Anita Hatcher Powderly, who teaches sixth-grade English in Jackson County, Florida, and is part of a federal lawsuit challenging the Florida law, has already seen some evidence of that.
Shortly after Florida’s law passed, her schools’ sixth graders lined up to board school buses for a field trip. At first, there were going to be separate buses for boys and girls. But one transgender student, who wasn’t out to all their teachers and classmates, looked baffled about where to sit. Two of her colleagues “looked at me like: ‘What do we say?’” Hatcher Powderly said.
Before anyone could step in, it was announced there was only one bus, so it would be mixed-gender. But the scenario left Hatcher Powderly concerned.
“If we say the wrong thing now, is it going to be retroactive against us?” she said. “How do we comfort this child, how do we provide inclusivity, how do we provide equity?”

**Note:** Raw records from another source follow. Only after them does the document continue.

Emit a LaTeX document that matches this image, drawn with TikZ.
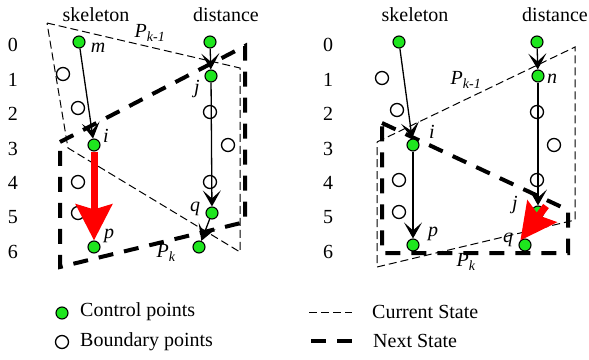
\documentclass[tikz,border=0pt]{standalone}
\usepackage{fontspec}
\setmainfont{Liberation Serif}
\usepackage{tikz}
\usetikzlibrary{arrows.meta,positioning}
\usepackage{xcolor}
\definecolor{ctrlgreen}{HTML}{1EE61E}
\definecolor{movered}{HTML}{FF0000}

\begin{document}
\begin{tikzpicture}[x=1pt,y=-1pt,font=\fontsize{20}{24}\selectfont,
  ctrl/.style={circle,draw,line width=1.1pt,fill=ctrlgreen,inner sep=0pt,minimum size=12pt},
  bound/.style={circle,draw,line width=1.3pt,fill=white,inner sep=0pt,minimum size=13pt},
  cur/.style={line width=1pt,dash pattern=on 8pt off 4pt},
  nxt/.style={line width=4pt,dash pattern=on 15pt off 11pt},
  link/.style={line width=1.3pt,-{Stealth[length=16pt,width=18pt,inset=8pt]}},
  move/.style={movered,line width=7pt,-{Stealth[length=36pt,width=36pt,inset=5pt]}},
  lab/.style={font=\fontsize{20}{24}\selectfont\itshape,inner sep=1pt}]
  \useasboundingbox (0,0) rectangle (589,359);
  % row numbers and column titles
  \foreach \r in {0,...,6} {
    \node (rowL\r) at (13,{45+34.5*\r}) {\r};
    \node (rowR\r) at (328,{45+34.5*\r}) {\r};
  }
  \node (skelL) at (96,15) {skeleton};
  \node (distL) at (226,15) {distance};
  \node (skelR) at (415,15) {skeleton};
  \node (distR) at (555,15) {distance};

  % left: states
  \draw[cur] (47,23) -- (240,68) -- (240,252) -- (68,148) -- cycle;
  \draw[nxt] (60,142) -- (245,46) -- (245,222) -- (60,267) -- cycle;
  \node[lab] (pkaL) at (150,33) {P\textsubscript{k-1}};
  \node[lab] (pkbL) at (166,253) {P\textsubscript{k}};
  % left: points
  \foreach \x/\y [count=\c] in {63/74,78/108,210/112,228/145,78/182,210/182,78/213}
    \node[bound] (bL\c) at (\x,\y) {};
  \node[ctrl] (m) at (79,42) {};
  \node[ctrl] (d0) at (210,42) {};
  \node[ctrl] (j) at (211,76) {};
  \node[ctrl] (i) at (94,145) {};
  \node[ctrl] (q) at (212,213) {};
  \node[ctrl] (p) at (94,247) {};
  \node[ctrl] (d6) at (199,247) {};
  \node[lab] (lm) at (98,48) {m};
  \node[lab] (lj) at (197,89) {j};
  \node[lab] (li) at (106,136) {i};
  \node[lab] (lq) at (195,209) {q};
  \node[lab] (lp) at (109,236) {p};
  \draw[link] (m) -- (i);
  \draw[link] (d0) -- (j);
  \draw[link] (j) -- (q);
  \draw[link] (q) -- (d6);
  \draw[move] (i) -- (p);

  % right: states
  \draw[cur] (377,142) -- (575,47) -- (575,220) -- (377,267) -- cycle;
  \draw[nxt] (382,123) -- (568,210) -- (568,253) -- (382,253) -- cycle;
  \node[lab] (pkaR) at (466,80) {P\textsubscript{k-1}};
  \node[lab] (pkbR) at (466,262) {P\textsubscript{k}};
  % right: points
  \foreach \x/\y [count=\c] in {382/78,397/110,537/112,554/145,399/180,537/180,399/212}
    \node[bound] (bR\c) at (\x,\y) {};
  \node[ctrl] (s0) at (399,42) {};
  \node[ctrl] (t0) at (537,42) {};
  \node[ctrl] (n) at (538,76) {};
  \node[ctrl] (ri) at (413,145) {};
  \node[ctrl] (rj) at (538,212) {};
  \node[ctrl] (rp) at (413,245) {};
  \node[ctrl] (rq) at (525,245) {};
  \coordinate (rjs) at (546,206);
  \node[lab] (ln) at (552,79) {n};
  \node[lab] (lri) at (432,132) {i};
  \node[lab] (lrp) at (433,234) {p};
  \node[lab] (lrj) at (515,205) {j};
  \node[lab] (lrq) at (508,240) {q};
  \draw[link] (s0) -- (ri);
  \draw[link] (ri) -- (rp);
  \draw[link] (t0) -- (n);
  \draw[link] (n) -- (rj);
  \draw[move] (rjs) -- (rq.north west);

  % legend
  \node[ctrl] (lgc) at (62,313) {};
  \node[bound] (lgb) at (62,342) {};
  \node[anchor=west,inner sep=0pt] (lgct) at (80,312) {Control points};
  \node[anchor=west,inner sep=0pt] (lgbt) at (80,342) {Boundary points};
  \coordinate (lc1) at (309,312);
  \coordinate (lc2) at (352,312);
  \coordinate (ln1) at (311,341);
  \coordinate (ln2) at (352,341);
  \draw[cur] (lc1) -- (lc2);
  \draw[nxt] (ln1) -- (ln2);
  \node[anchor=west,inner sep=0pt] (lcurt) at (372,312) {Current State};
  \node[anchor=west,inner sep=0pt] (lnxtt) at (373,341) {Next State};
\end{tikzpicture}
\end{document}
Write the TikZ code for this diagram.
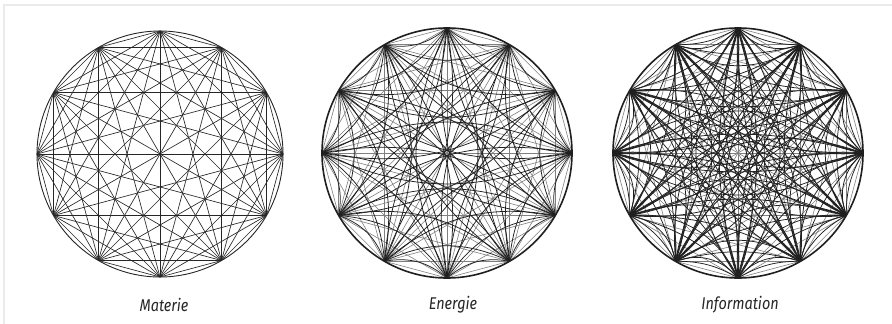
\documentclass[tikz,border=0pt]{standalone}
\usepackage{fontspec}
\setmainfont{Fira Sans}
\usetikzlibrary{calc}
\tikzset{
  chord/.style={line width=0.65pt, black!85},
  grid/.style={line width=0.6pt, black!50},
  arcline/.style={line width=0.75pt, black!88},
  rim/.style={line width=0.9pt, black!85},
  thickrim/.style={line width=1.6pt, black!88},
  lbl/.style={font=\itshape\fontsize{17}{20}\selectfont, text=black!85, inner sep=0pt, xscale=0.85}
}
% #1 prefix, #2 center, #3 radius, #4 n
\newcommand{\mypoints}[4]{%
  \pgfmathtruncatemacro{\nm}{#4-1}%
  \foreach \i in {0,...,\nm}{\coordinate (#1\i) at ($(#2)+({90+360*\i/#4}:#3)$);}%
}
% #1 prefix, #2 n-1, #3 style, #4 path operation
\newcommand{\myedges}[4]{%
  \foreach \i in {0,...,#2}{\foreach \j in {0,...,#2}{\ifnum\j>\i \draw[#3] (#1\i) #4 (#1\j);\fi}}%
}
% inward bending arcs: #1 prefix, #2 bend angle
\newcommand{\myarcs}[2]{%
  \foreach \i in {0,...,11}{\foreach \j in {0,...,11}{%
    \ifnum\j>\i
      \pgfmathtruncatemacro{\dd}{\j-\i}%
      \ifnum\dd<6 \draw[arcline] (#1\i) to[bend right=#2] (#1\j);\fi
      \ifnum\dd>6 \draw[arcline] (#1\i) to[bend left=#2] (#1\j);\fi
      \ifnum\dd=6 \draw[arcline] (#1\i) to[bend left=#2] (#1\j); \draw[arcline] (#1\i) to[bend right=#2] (#1\j);\fi
    \fi}}%
}
\begin{document}
\begin{tikzpicture}[x=1pt,y=-1pt]
\useasboundingbox (0,0) rectangle (892,324);
\fill[white] (0,0) rectangle (892,324);
\draw[black!8,line width=1.2pt] (4,324) -- (4,5) -- (892,5);
\coordinate (cM) at (160,154);
\coordinate (cE) at (447,153);
\coordinate (cI) at (738,153);
% Materie
\mypoints{m}{cM}{123}{12}
\myedges{m}{11}{chord}{--}
\draw[rim] (cM) circle[radius=123];
% Energie
\mypoints{e}{cE}{125}{12}
\myedges{e}{11}{grid}{--}
\myarcs{e}{25}
\draw[thickrim] (cE) circle[radius=125];
% Information
\mypoints{f}{cI}{125}{12}
\myedges{f}{11}{grid}{--}
\myarcs{f}{15}
\myarcs{f}{35}
\draw[thickrim] (cI) circle[radius=125];
\node[lbl] (tM) at (164,305) {Materie};
\node[lbl] (tE) at (453,305) {Energie};
\node[lbl] (tI) at (740,305) {Information};
\end{tikzpicture}
\end{document}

When elementary schoolers turn to Nashville counselor Alyssa McGuire on issues related to gender or sexuality, she still does her best to help. Now though, the fear it could cost her her job hangs over her like “a constant cloud.”
Recently, a few female third graders at McGuire’s school told their classmates they were interested in being in a relationship with another girl. The girls got teased by their classmates and wanted McGuire to help them understand what was happening. They had lots of questions.
“They were like: a lesbian’s not bad, right?’” McGuire recalled. “‘Am I allowed to say that? Can I be a lesbian?’”
McGuire talked to them about how people can label themselves in different ways. She would rather risk a parent complaining and give her students the words to describe how they feel, she said, than make the girls feel dismissed.
“There are times when I think about the law, and think about the policy, and I decide I don’t care what the law says, I’m just going to help my student because that’s the priority,” McGuire said. “But it’s just sad that that’s even a thing I have to think about.”